Provided material.
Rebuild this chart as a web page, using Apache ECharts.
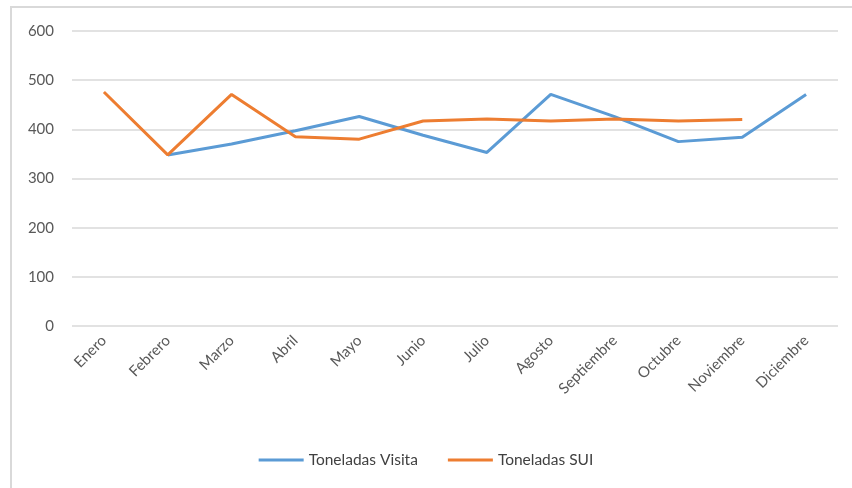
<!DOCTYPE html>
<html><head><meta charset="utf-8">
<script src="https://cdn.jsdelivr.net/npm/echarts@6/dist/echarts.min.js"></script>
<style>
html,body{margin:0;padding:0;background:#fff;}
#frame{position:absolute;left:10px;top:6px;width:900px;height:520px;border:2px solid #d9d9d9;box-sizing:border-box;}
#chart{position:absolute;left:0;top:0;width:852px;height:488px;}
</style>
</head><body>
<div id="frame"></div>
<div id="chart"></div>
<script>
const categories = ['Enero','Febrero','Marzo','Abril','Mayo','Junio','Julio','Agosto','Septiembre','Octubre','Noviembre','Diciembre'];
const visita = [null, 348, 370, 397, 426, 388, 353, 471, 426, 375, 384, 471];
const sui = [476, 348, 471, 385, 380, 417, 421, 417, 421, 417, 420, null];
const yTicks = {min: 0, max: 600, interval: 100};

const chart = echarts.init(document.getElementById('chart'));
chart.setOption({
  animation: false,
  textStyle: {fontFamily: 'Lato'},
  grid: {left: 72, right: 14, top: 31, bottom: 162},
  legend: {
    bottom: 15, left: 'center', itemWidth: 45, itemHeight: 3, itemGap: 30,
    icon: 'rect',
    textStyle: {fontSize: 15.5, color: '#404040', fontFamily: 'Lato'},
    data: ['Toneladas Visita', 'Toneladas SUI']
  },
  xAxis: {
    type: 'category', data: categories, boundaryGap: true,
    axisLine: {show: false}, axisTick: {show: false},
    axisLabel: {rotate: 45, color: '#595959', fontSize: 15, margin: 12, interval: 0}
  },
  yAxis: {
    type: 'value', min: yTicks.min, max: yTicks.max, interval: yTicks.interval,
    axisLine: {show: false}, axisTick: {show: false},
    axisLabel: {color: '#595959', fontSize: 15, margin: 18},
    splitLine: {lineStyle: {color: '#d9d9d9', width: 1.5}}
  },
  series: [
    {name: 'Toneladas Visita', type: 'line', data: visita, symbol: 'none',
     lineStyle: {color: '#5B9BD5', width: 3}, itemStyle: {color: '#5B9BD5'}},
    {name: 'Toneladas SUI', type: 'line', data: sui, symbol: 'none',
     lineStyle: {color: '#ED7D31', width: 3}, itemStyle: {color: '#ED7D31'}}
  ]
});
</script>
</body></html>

Task requirements.
Reproduce all of the data exactly, omitting each picture it holds.

In response.
Rebuild this chart as a web page, using Apache ECharts.
<!DOCTYPE html>
<html><head><meta charset="utf-8">
<script src="https://cdn.jsdelivr.net/npm/echarts@6/dist/echarts.min.js"></script>
<style>
html,body{margin:0;padding:0;background:#fff;}
#frame{position:absolute;left:10px;top:6px;width:900px;height:520px;border:2px solid #d9d9d9;box-sizing:border-box;}
#chart{position:absolute;left:0;top:0;width:852px;height:488px;}
</style>
</head><body>
<div id="frame"></div>
<div id="chart"></div>
<script>
const categories = ['Enero','Febrero','Marzo','Abril','Mayo','Junio','Julio','Agosto','Septiembre','Octubre','Noviembre','Diciembre'];
const visita = [null, 348, 370, 397, 426, 388, 353, 471, 426, 375, 384, 471];
const sui = [476, 348, 471, 385, 380, 417, 421, 417, 421, 417, 420, null];
const yTicks = {min: 0, max: 600, interval: 100};

const chart = echarts.init(document.getElementById('chart'));
chart.setOption({
  animation: false,
  textStyle: {fontFamily: 'Lato'},
  grid: {left: 72, right: 14, top: 31, bottom: 162},
  legend: {
    bottom: 15, left: 'center', itemWidth: 45, itemHeight: 3, itemGap: 30,
    icon: 'rect',
    textStyle: {fontSize: 15.5, color: '#404040', fontFamily: 'Lato'},
    data: ['Toneladas Visita', 'Toneladas SUI']
  },
  xAxis: {
    type: 'category', data: categories, boundaryGap: true,
    axisLine: {show: false}, axisTick: {show: false},
    axisLabel: {rotate: 45, color: '#595959', fontSize: 15, margin: 12, interval: 0}
  },
  yAxis: {
    type: 'value', min: yTicks.min, max: yTicks.max, interval: yTicks.interval,
    axisLine: {show: false}, axisTick: {show: false},
    axisLabel: {color: '#595959', fontSize: 15, margin: 18},
    splitLine: {lineStyle: {color: '#d9d9d9', width: 1.5}}
  },
  series: [
    {name: 'Toneladas Visita', type: 'line', data: visita, symbol: 'none',
     lineStyle: {color: '#5B9BD5', width: 3}, itemStyle: {color: '#5B9BD5'}},
    {name: 'Toneladas SUI', type: 'line', data: sui, symbol: 'none',
     lineStyle: {color: '#ED7D31', width: 3}, itemStyle: {color: '#ED7D31'}}
  ]
});
</script>
</body></html>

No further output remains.